LOS ANGELES, CA—L.A.-based English record producer, engineer, mixer, musician and composer Warren Huart has a well-deserved reputation for turning music into gold—or, not infrequently, platinum. He has also found a niche in the education market with his Produce Like A Pro website and YouTube channel, sharing knowledge and fostering the idea of community among the industry’s practitioners.
He didn’t start his online business for the extra income, said Huart, whose Spitfire Studio is in the hills above L.A. “I felt there was a gap: There was a healthy market in helping people with only $300 to spend. Then there was the elitist way of doing things, interviewing famous people. Which is great, but I wanted to be in the middle and bring all these people together.”
Huart’s goal is to demystify the recording process and demonstrate that talent, a passion for music and hard work, instead of an encyclopedic knowledge of the technology or a dependence on the best equipment, are the keys to a fulfilling career in the industry. “I want democratization,” he said. “There’s no difference between you and me and a kid in Wisconsin. If you have a passion for music, that’s all that matters.”
Initially moving to L.A. more than 20 years ago as a recording artist, Huart eventually found himself assisting, engineering, mixing and producing with a growing circle of industry colleagues—a pool of talent he can call on for his in-depth videos. “What’s more fun than sitting in a room with a guy that produced Beck’s first album on a Fostex R8? I want to talk to a guy like Rob Schnapf. He made a record on the cheapest, crappiest equipment available in 1994 and it happened to be the biggest album of the year,” he said.
Huart learned the old-fashioned way: “I had to claw my way up. I would find a young band, produce them, take them to a label, they would sign them and immediately be taken away from me. Eventually I got enough of a reputation that I was given a few projects.” His list of credits has since grown to include major projects with Aerosmith, The Fray, Daniel Powter, James Blunt, Ace Frehley and numerous others.
The studio came with the house that Huart bought six or seven years ago from TV composer Chad Fisher, the drummer on the first album he made as an artist after relocating to L.A. Fisher invited him to the house one day, he recalled: “I said, I love this house; 15 years later, I bought it.”
The equipment list has since grown. “The SSL desk was put in by a friend who sublet for the first year after I moved in. That was the first year I worked with Aerosmith, so I was pretty much gone. I bought it from him.”
Huart is a longtime user of Genelec 1031 and 1032 monitors. “The 1032s are frickin’ amazing speakers. Tim Palmer still mixes on them; he’s one of my favorite mixers,” said Huart.

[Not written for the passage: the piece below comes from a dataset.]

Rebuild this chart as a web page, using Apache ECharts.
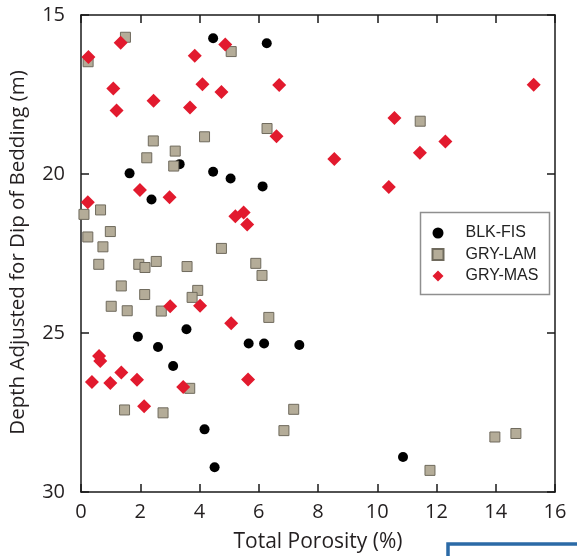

He recently added a pair of Unity Audio Super Rock speakers and auditioned Genelec’s new 8300 series Smart Active Monitors. Both offer increased depth compared to previous generations, he noted.
“What used to be great about older speaker designs from the nineties was that everything was pushed forward, in your face. Twenty years later, everything is loud, compressed, limited and a lot more up-front, so what you need is something with a lot of depth.”
Listening to a project tracked at United Recording on both pairs of monitors, he said, “I soloed the drums, and it reminded me of being in the room at United. That’s where you start to appreciate the Super Rocks and the new Genelecs. The ribbon tweeter on the Super Rock, in particular, creates a lot of depth.”
These days, once the drums are tracked, engineers are typically working just with mono or stereo sources. Huart wanted to add an inexpensive pair of stereo condenser mics to his collection, which includes a Neumann U 47, C12As and RCA ribbons. “A friend of mine said you should try out this new company, Lewitt. I got two LCT 550s for the same price as one [AKG] 414. They sounded good and they became my stereo mics for piano, overheads and rooms.”
There is a lot of outboard gear in the room. “I go to many sophisticated, expensive studios and I now have more gear than them,” he laughed.
He added, “Part of the wonderful thing about the old analog equipment is that it was another thing that screwed things up. Now that everything is digital, I’m thinking of new ways to screw things up, and I’m trying to encourage people to create their own interesting ways of recording stuff.”
To that end, he said, ““What I’m starting to enjoy, and I think Waves is the first company to think this way, is the move away from stereotypes. We all know what an 1176, a 160, a Neve, an API is. But if I’m 13 years old and I want to start recording, why do I need to know that?”